A Team Forged in Hackathons
The collaboration between Vijay and Bhaskar didn’t begin with this competition. The pair has been participating in hackathons together regularly. “This is probably our fifth or sixth hackathon together,” Bhaskar says. “Hackathons really test you, especially your ability to not give up.” The fast-paced nature of hackathons pushes teams to develop ideas quickly and prototype solutions under intense time constraints. “It’s basically a race about how much you can do and how well you can do it in one or two days,” says Vijay. For them, even though hackathon projects are rarely production-ready in such a short time, the ideas often prove valuable long after the event ends.

From Hackathon Idea to Real Campus Feature
Interestingly enough, one such idea has already made its way into everyday campus life. During a previous hackathon organized by the Open Source Developers Group (OSDG), the team, which saw Arihant as a mentor, proposed a feature to estimate crowd in the campus mess – without using cameras or collecting personal data. Instead, they used data from the QR code scans students already make when entering the mess. By analyzing how many scans occur within a given time window and the intervals between them, their system estimates how many people are currently in the mess hall. “We don’t use any personal information, only the number of QR scans and their timing,” Bhaskar explains. “Using those metrics, we estimate how crowded the mess is.” The idea impressed judges and won the Most Impactful Solution award at the hackathon.

More importantly, it moved beyond the competition. The feature has now been integrated into the MyIIITH app, where it helps students check real-time crowd levels in the mess before heading out for a meal. “Whenever meals are on, the app shows how many people are in the mess,” says Arihant, who is part of the OSDG committee as well as part of the MyIIITH development team. The team hopes to expand the feature further by recommending optimal meal times based on crowd patterns and class schedules. “If you have a class at 2 pm, we might recommend going before 1:30,” Bhaskar explains. “If you’re free later, you might get a different recommendation.”

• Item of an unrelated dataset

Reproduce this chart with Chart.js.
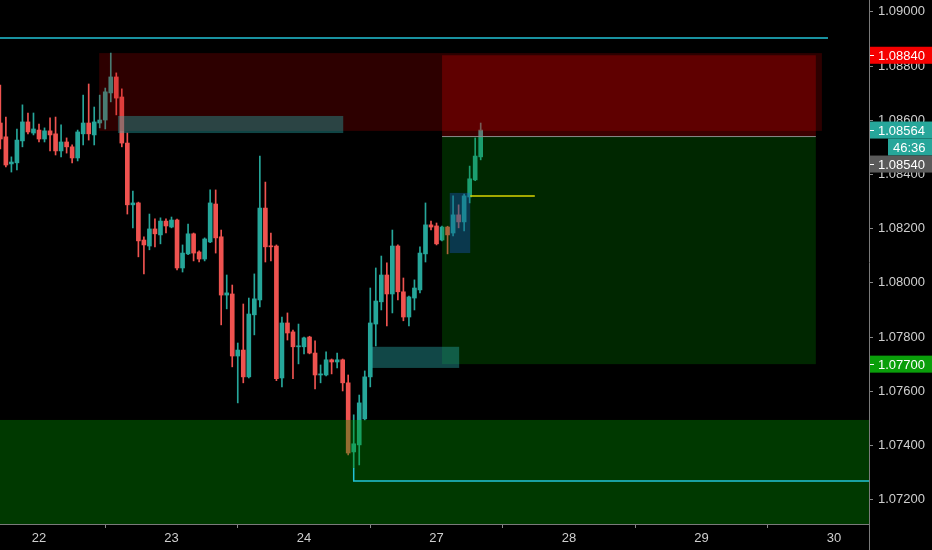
<!DOCTYPE html>
<html>
<head>
<meta charset="utf-8">
<title>EURUSD 1H</title>
<script src="https://cdn.jsdelivr.net/npm/chart.js@4.4.1/dist/chart.umd.min.js"></script>
<style>
  html, body { margin: 0; padding: 0; background: #000; }
  #wrap { width: 932px; height: 550px; position: relative; }
</style>
</head>
<body>
<div id="wrap"><canvas id="chart"></canvas></div>
<script>
// hourly bars, the first one sits 7 hours before the "22" tick
const firstBar = -7;

const opens = [
  1.08590, 1.08539, 1.08439, 1.08443, 1.08524, 1.08594, 1.08553,
  1.08564, 1.08531, 1.08561, 1.08550, 1.08487, 1.08520, 1.08502, 1.08461, 1.08550, 1.08590,
  1.08546, 1.08590, 1.08601, 1.08701, 1.08760, 1.08686, 1.08516, 1.08288, 1.08295, 1.08158,
  1.08136, 1.08199, 1.08177, 1.08228, 1.08206, 1.08232, 1.08055, 1.08107, 1.08181, 1.08114,
  1.08088, 1.08151, 1.08291, 1.08170, 1.07955, 1.07959, 1.07730, 1.07752, 1.07653, 1.07882,
  1.07937, 1.08276, 1.08136, 1.08136, 1.07649, 1.07852, 1.07819, 1.07764, 1.07764, 1.07800,
  1.07741, 1.07660, 1.07660, 1.07716, 1.07708, 1.07716, 1.07631, 1.07376, 1.07402, 1.07498,
  1.07653, 1.07848, 1.07930, 1.08029, 1.07959, 1.08136, 1.07967, 1.07874, 1.07944, 1.07974,
  1.08107, 1.08214, 1.08210, 1.08158, 1.08206, 1.08184, 1.08251, 1.08225, 1.08317, 1.08380,
  1.08465
];
const highs = [
  1.08730, 1.08612, 1.08465, 1.08568, 1.08657, 1.08627, 1.08627,
  1.08586, 1.08572, 1.08609, 1.08612, 1.08583, 1.08535, 1.08509, 1.08564, 1.08693, 1.08734,
  1.08649, 1.08693, 1.08719, 1.08848, 1.08775, 1.08716, 1.08553, 1.08339, 1.08298, 1.08170,
  1.08254, 1.08236, 1.08240, 1.08236, 1.08243, 1.08235, 1.08140, 1.08217, 1.08184, 1.08118,
  1.08166, 1.08343, 1.08343, 1.08195, 1.08029, 1.07992, 1.07778, 1.07922, 1.07944, 1.08033,
  1.08468, 1.08372, 1.08184, 1.08140, 1.07874, 1.07889, 1.07826, 1.07848, 1.07800, 1.07803,
  1.07786, 1.07697, 1.07745, 1.07719, 1.07741, 1.07719, 1.07660, 1.07513, 1.07586, 1.07675,
  1.07981, 1.08055, 1.08099, 1.08074, 1.08195, 1.08140, 1.08018, 1.07951, 1.08011, 1.08133,
  1.08295, 1.08228, 1.08221, 1.08210, 1.08209, 1.08321, 1.08288, 1.08328, 1.08431, 1.08535,
  1.08590
];
const lows = [
  1.08494, 1.08428, 1.08409, 1.08417, 1.08502, 1.08550, 1.08546,
  1.08520, 1.08520, 1.08487, 1.08472, 1.08465, 1.08479, 1.08443, 1.08450, 1.08509, 1.08527,
  1.08509, 1.08572, 1.08568, 1.08668, 1.08620, 1.08502, 1.08254, 1.08203, 1.08096, 1.08033,
  1.08122, 1.08133, 1.08144, 1.08184, 1.08203, 1.08048, 1.08040, 1.08104, 1.08081, 1.08077,
  1.08081, 1.08148, 1.08110, 1.07845, 1.07904, 1.07690, 1.07557, 1.07631, 1.07649, 1.07808,
  1.07911, 1.08077, 1.08081, 1.07639, 1.07616, 1.07789, 1.07646, 1.07701, 1.07738, 1.07738,
  1.07609, 1.07631, 1.07657, 1.07664, 1.07686, 1.07601, 1.07365, 1.07317, 1.07328, 1.07494,
  1.07616, 1.07767, 1.07900, 1.07841, 1.07889, 1.07937, 1.07860, 1.07841, 1.07900, 1.07963,
  1.08077, 1.08195, 1.08140, 1.08155, 1.08107, 1.08173, 1.08203, 1.08192, 1.08295, 1.08377,
  1.08454
];
const closes = [
  1.08531, 1.08435, 1.08446, 1.08527, 1.08594, 1.08557, 1.08568,
  1.08531, 1.08561, 1.08546, 1.08487, 1.08520, 1.08502, 1.08461, 1.08557, 1.08590, 1.08550,
  1.08594, 1.08601, 1.08705, 1.08760, 1.08682, 1.08516, 1.08288, 1.08295, 1.08155, 1.08140,
  1.08199, 1.08181, 1.08228, 1.08210, 1.08232, 1.08055, 1.08110, 1.08181, 1.08110, 1.08088,
  1.08162, 1.08295, 1.08166, 1.07955, 1.07963, 1.07730, 1.07752, 1.07653, 1.07885, 1.07941,
  1.08276, 1.08133, 1.08133, 1.07646, 1.07852, 1.07815, 1.07764, 1.07767, 1.07797, 1.07741,
  1.07660, 1.07664, 1.07716, 1.07708, 1.07716, 1.07631, 1.07372, 1.07406, 1.07557, 1.07653,
  1.07852, 1.07933, 1.08029, 1.07959, 1.08136, 1.07967, 1.07874, 1.07948, 1.07981, 1.08110,
  1.08214, 1.08206, 1.08144, 1.08206, 1.08177, 1.08251, 1.08225, 1.08321, 1.08384, 1.08468,
  1.08564
];

const dayTicks = [0, 24, 48, 72, 96, 120, 144];
const dayLabels = ['22', '23', '24', '27', '28', '29', '30'];
const priceTicks = [1.072, 1.074, 1.076, 1.078, 1.080, 1.082, 1.084, 1.086, 1.088, 1.090];

// drawings, in bar index / price units
const boxes = [
  { from: 10.9, to: 141.8, top: 1.08848, bottom: 1.08561, color: 'rgba(180,0,0,0.25)' },
  { from: 14.3, to: 55.1, top: 1.08616, bottom: 1.08553, color: 'rgba(40,170,170,0.4)' },
  { from: 73.0, to: 140.7, top: 1.08840, bottom: 1.08540, color: 'rgba(255,0,0,0.24)' },
  { from: 73.0, to: 140.7, top: 1.08540, bottom: 1.07700, color: 'rgba(0,140,0,0.28)' },
  { from: 60.3, to: 76.1, top: 1.07764, bottom: 1.07686, color: 'rgba(40,170,170,0.42)' },
  { from: 74.4, to: 78.1, top: 1.08332, bottom: 1.08110, color: 'rgba(30,90,220,0.35)' },
  { from: -8, to: 152, top: 1.07494, bottom: 1.0700, color: 'rgba(0,150,0,0.38)' }
];
const lines = [
  { pts: [[-8, 1.08904], [142.9, 1.08904]], color: '#22c3d6', width: 1.5 },
  { pts: [[73.0, 1.08540], [140.7, 1.08540]], color: '#8a8a8a', width: 1 },
  { pts: [[78.1, 1.08321], [89.8, 1.08321]], color: '#d8d400', width: 1.5 },
  { pts: [[57, 1.07317], [57, 1.07269], [152, 1.07269]], color: '#22c3d6', width: 1.5 }
];
const priceTags = [
  { value: 1.08840, text: '1.08840', bg: '#f50000' },
  { value: 1.08564, text: '1.08564', bg: '#26a69a', extra: '46:36' },
  { value: 1.08540, text: '1.08540', bg: '#5a5a5a' },
  { value: 1.07700, text: '1.07700', bg: '#0a9e0a' }
];

const FONT = 'Liberation Sans';
const bars = opens.map((o, i) => i + firstBar);
const colors = opens.map((o, i) => closes[i] >= o ? '#26a69a' : '#ef5350');

const overlay = {
  id: 'overlay',
  afterDatasetsDraw(chart) {
    const { ctx, chartArea: a, scales: { x, y } } = chart;
    ctx.save();
    ctx.beginPath();
    ctx.rect(a.left, a.top, a.right - a.left, a.bottom - a.top);
    ctx.clip();
    boxes.forEach(b => {
      const x0 = x.getPixelForValue(b.from), x1 = x.getPixelForValue(b.to);
      const y0 = y.getPixelForValue(b.top), y1 = y.getPixelForValue(b.bottom);
      ctx.fillStyle = b.color;
      ctx.fillRect(x0, y0, x1 - x0, y1 - y0);
    });
    lines.forEach(l => {
      ctx.beginPath();
      l.pts.forEach((p, i) => {
        const px = x.getPixelForValue(p[0]), py = y.getPixelForValue(p[1]);
        if (i === 0) ctx.moveTo(px, py); else ctx.lineTo(px, py);
      });
      ctx.strokeStyle = l.color;
      ctx.lineWidth = l.width;
      ctx.stroke();
    });
    ctx.restore();
  },
  afterDraw(chart) {
    const { ctx, chartArea: a, scales: { y } } = chart;
    const h = 17;
    ctx.save();
    // axis border runs on down to the bottom edge
    ctx.strokeStyle = '#7a7a7a';
    ctx.lineWidth = 1;
    ctx.beginPath();
    ctx.moveTo(a.right + 0.5, a.bottom);
    ctx.lineTo(a.right + 0.5, chart.height);
    ctx.stroke();

    ctx.font = '13px "' + FONT + '"';
    ctx.textBaseline = 'middle';
    let prevBottom = -Infinity;
    const placed = priceTags.map(t => Object.assign({}, t, { cy: y.getPixelForValue(t.value) }))
      .sort((p, q) => p.cy - q.cy);
    placed.forEach(t => {
      const cy = Math.max(t.cy, prevBottom + h / 2);
      ctx.fillStyle = t.bg;
      ctx.fillRect(a.right + 1, cy - h / 2, chart.width - a.right, h);
      ctx.fillStyle = '#fff';
      ctx.fillRect(a.right + 1, Math.round(cy), 4, 1);
      ctx.fillText(t.text, a.right + 9, cy + 1);
      prevBottom = cy + h / 2;
      if (t.extra) {
        const cy2 = prevBottom + h / 2;
        ctx.fillStyle = t.bg;
        ctx.fillRect(a.right + 19, cy2 - h / 2, chart.width - a.right - 19, h);
        ctx.fillStyle = '#fff';
        ctx.fillText(t.extra, a.right + 24, cy2 + 1);
        prevBottom = cy2 + h / 2;
      }
    });
    ctx.restore();
  }
};

new Chart(document.getElementById('chart'), {
  type: 'bar',
  data: {
    datasets: [
      {
        data: bars.map((b, i) => ({ x: b, y: [lows[i], highs[i]] })),
        backgroundColor: colors,
        barThickness: 1,
        grouped: false
      },
      {
        data: bars.map((b, i) => ({ x: b, y: [opens[i], closes[i]] })),
        backgroundColor: colors,
        barThickness: 4,
        minBarLength: 1,
        grouped: false
      }
    ]
  },
  options: {
    responsive: true,
    maintainAspectRatio: false,
    animation: false,
    layout: { padding: 0 },
    plugins: { legend: { display: false }, tooltip: { enabled: false } },
    scales: {
      x: {
        type: 'linear',
        offset: false,
        min: -7.064,
        max: 150.33,
        afterFit(s) { s.height = 26; s.paddingLeft = 0; s.paddingRight = 0; },
        afterBuildTicks(s) { s.ticks = dayTicks.map(v => ({ value: v })); },
        ticks: {
          color: '#cfcfcf',
          font: { family: FONT, size: 13 },
          padding: 3,
          maxRotation: 0,
          autoSkip: false,
          callback: (v, i) => dayLabels[i]
        },
        grid: { drawOnChartArea: false, tickLength: 4, tickColor: '#888' },
        border: { display: true, color: '#7a7a7a' }
      },
      y: {
        position: 'right',
        min: 1.0711,
        max: 1.09044,
        afterFit(s) { s.width = 63; s.paddingTop = 0; s.paddingBottom = 0; },
        afterBuildTicks(s) { s.ticks = priceTicks.map(v => ({ value: v })); },
        ticks: {
          color: '#cfcfcf',
          font: { family: FONT, size: 13 },
          padding: 5,
          callback: v => v.toFixed(5)
        },
        grid: { drawOnChartArea: false, tickLength: 4, tickColor: '#888' },
        border: { display: true, color: '#7a7a7a' }
      }
    }
  },
  plugins: [overlay]
});
</script>
</body>
</html>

Learning Beyond the Competition
Apart from the competition itself, the ISEC Data Science Challenge also gave the students an opportunity to participate in a software engineering conference, where they attended research talks and workshops related to their work. For Arihant and Vijay, who work in the software engineering research domain, the experience was particularly valuable. “It was our first time attending a software engineering conference, and we got to hear about a lot of new research in this field.” 

What’s Next?
While the competition solution is currently a prototype, the students are already thinking about how to develop it further. The main challenge is access to larger datasets for training and validation. “The limitation right now is the dataset,” Bhaskar notes. “But we can collect metrics from open-source repositories across different programming languages.” The team plans to continue developing the idea once their schedules free up. “During the summer break, we’ll look at open-source repositories and expand the dataset,” says Vijay. “If everything goes well, we hope to turn this into a research paper.”